The year 1934 stands out significantly for our family. It was to prove to be particularly meaningful for Billy Frank. The complacent churchgoers of Charlotte needed a fire kindled in their hearts. Who better could do this than the well-known, fiery Southern evangelist Mordecai Ham? The men, including my husband, met together in one of our pastures to pray. While the men met, I had an all-day prayer meeting and Bible study in our home.

The invitation went out to the evangelist. Before long these same businessmen were erecting a large tabernacle of raw pine. For eleven weeks, beginning in September 1934, the meetings were each night.

Billy was now sixteen and just beginning his senior year in high school. Two of the first verses I ever had Billy commit to memory were, “Trust in the Lord with all thine heart; and lean not unto thine own understanding. In all thy ways acknowledge him, and he shall direct thy paths” (Prov. 3:5-6, KJV). Now those verses were to become meaningful in his young heart.

Vernon Patterson, one of the men who led the meeting in our pasture, had prayed very pointedly that “out of Charlotte the Lord would raise up someone to preach the gospel to the ends of the earth.” God answered that prayer and chose to do so by putting Billy under conviction and sending him forward to walk that sawdust aisle and trust in the Lord with all his heart.

Billy actually went to the meeting out of some curiosity. But God was working out His plan for Billy Frank’s life. Yes, I saw him go forward, and my mother heart was beating very fast. I was just rejoicing. I felt it was a wonderful thing to do, but my emotional experience was yet to come.

When we arrived home that night from the meeting, Billy was already home. When I came in he threw his arms around me and said, “Mother, I’m a changed boy!”

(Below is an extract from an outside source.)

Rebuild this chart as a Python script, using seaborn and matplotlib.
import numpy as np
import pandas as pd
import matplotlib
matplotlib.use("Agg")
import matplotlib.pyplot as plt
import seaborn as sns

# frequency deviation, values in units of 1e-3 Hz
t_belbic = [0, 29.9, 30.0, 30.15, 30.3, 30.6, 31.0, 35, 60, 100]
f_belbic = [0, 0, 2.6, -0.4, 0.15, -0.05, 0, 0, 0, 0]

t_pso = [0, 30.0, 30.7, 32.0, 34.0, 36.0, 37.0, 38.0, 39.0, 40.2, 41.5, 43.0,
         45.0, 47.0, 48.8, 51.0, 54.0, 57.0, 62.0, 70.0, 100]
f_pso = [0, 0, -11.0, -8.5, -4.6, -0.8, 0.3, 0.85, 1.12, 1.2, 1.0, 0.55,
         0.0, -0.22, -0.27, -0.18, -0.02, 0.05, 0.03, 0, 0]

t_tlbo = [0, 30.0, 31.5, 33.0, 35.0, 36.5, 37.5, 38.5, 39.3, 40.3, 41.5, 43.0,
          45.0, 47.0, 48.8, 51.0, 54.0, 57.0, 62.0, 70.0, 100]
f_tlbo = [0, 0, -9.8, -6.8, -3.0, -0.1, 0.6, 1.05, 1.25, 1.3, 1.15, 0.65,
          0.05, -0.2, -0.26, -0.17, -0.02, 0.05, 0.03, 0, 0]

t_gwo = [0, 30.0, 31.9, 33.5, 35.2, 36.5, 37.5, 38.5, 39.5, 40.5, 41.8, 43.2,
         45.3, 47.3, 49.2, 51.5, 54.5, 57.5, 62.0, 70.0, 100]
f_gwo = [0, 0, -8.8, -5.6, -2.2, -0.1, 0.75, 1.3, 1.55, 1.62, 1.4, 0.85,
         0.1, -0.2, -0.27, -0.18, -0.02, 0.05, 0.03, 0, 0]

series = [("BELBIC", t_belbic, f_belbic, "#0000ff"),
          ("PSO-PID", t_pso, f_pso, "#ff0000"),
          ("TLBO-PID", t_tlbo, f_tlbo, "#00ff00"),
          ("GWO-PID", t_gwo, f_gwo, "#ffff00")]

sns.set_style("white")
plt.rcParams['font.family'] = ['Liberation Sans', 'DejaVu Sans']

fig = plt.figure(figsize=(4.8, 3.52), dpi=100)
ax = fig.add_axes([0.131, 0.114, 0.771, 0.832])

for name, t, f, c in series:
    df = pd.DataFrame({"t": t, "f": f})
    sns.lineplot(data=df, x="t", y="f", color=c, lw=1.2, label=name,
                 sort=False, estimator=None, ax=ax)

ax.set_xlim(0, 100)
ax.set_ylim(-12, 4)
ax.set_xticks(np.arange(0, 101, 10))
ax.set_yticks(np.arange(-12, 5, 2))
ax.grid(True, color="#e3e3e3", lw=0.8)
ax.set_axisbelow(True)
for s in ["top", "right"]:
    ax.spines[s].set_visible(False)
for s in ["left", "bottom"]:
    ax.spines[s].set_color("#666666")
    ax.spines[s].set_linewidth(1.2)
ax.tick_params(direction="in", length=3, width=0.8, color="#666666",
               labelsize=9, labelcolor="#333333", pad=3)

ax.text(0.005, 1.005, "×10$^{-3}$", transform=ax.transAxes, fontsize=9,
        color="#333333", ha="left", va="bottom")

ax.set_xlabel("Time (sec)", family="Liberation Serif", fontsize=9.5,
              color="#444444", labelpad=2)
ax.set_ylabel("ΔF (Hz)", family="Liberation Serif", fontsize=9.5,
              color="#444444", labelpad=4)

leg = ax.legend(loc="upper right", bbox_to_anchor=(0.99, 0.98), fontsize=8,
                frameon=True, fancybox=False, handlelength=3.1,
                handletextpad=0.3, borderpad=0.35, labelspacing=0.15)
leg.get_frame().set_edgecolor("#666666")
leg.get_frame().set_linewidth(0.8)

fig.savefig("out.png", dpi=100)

I wept tears of joy into my pillow that night. Billy’s words were to prove true. One of the verses that Billy had learned was, “For God so loved the world, that he gave his only begotten Son, that whosoever believeth in him should not perish, but have everlasting life” (John 3:16, KJV). Whether or not Billy as a sixteen-year-old fully understood all the implications of that, I do not know, but I do know that he was, as he so graphically described it, “a changed boy.”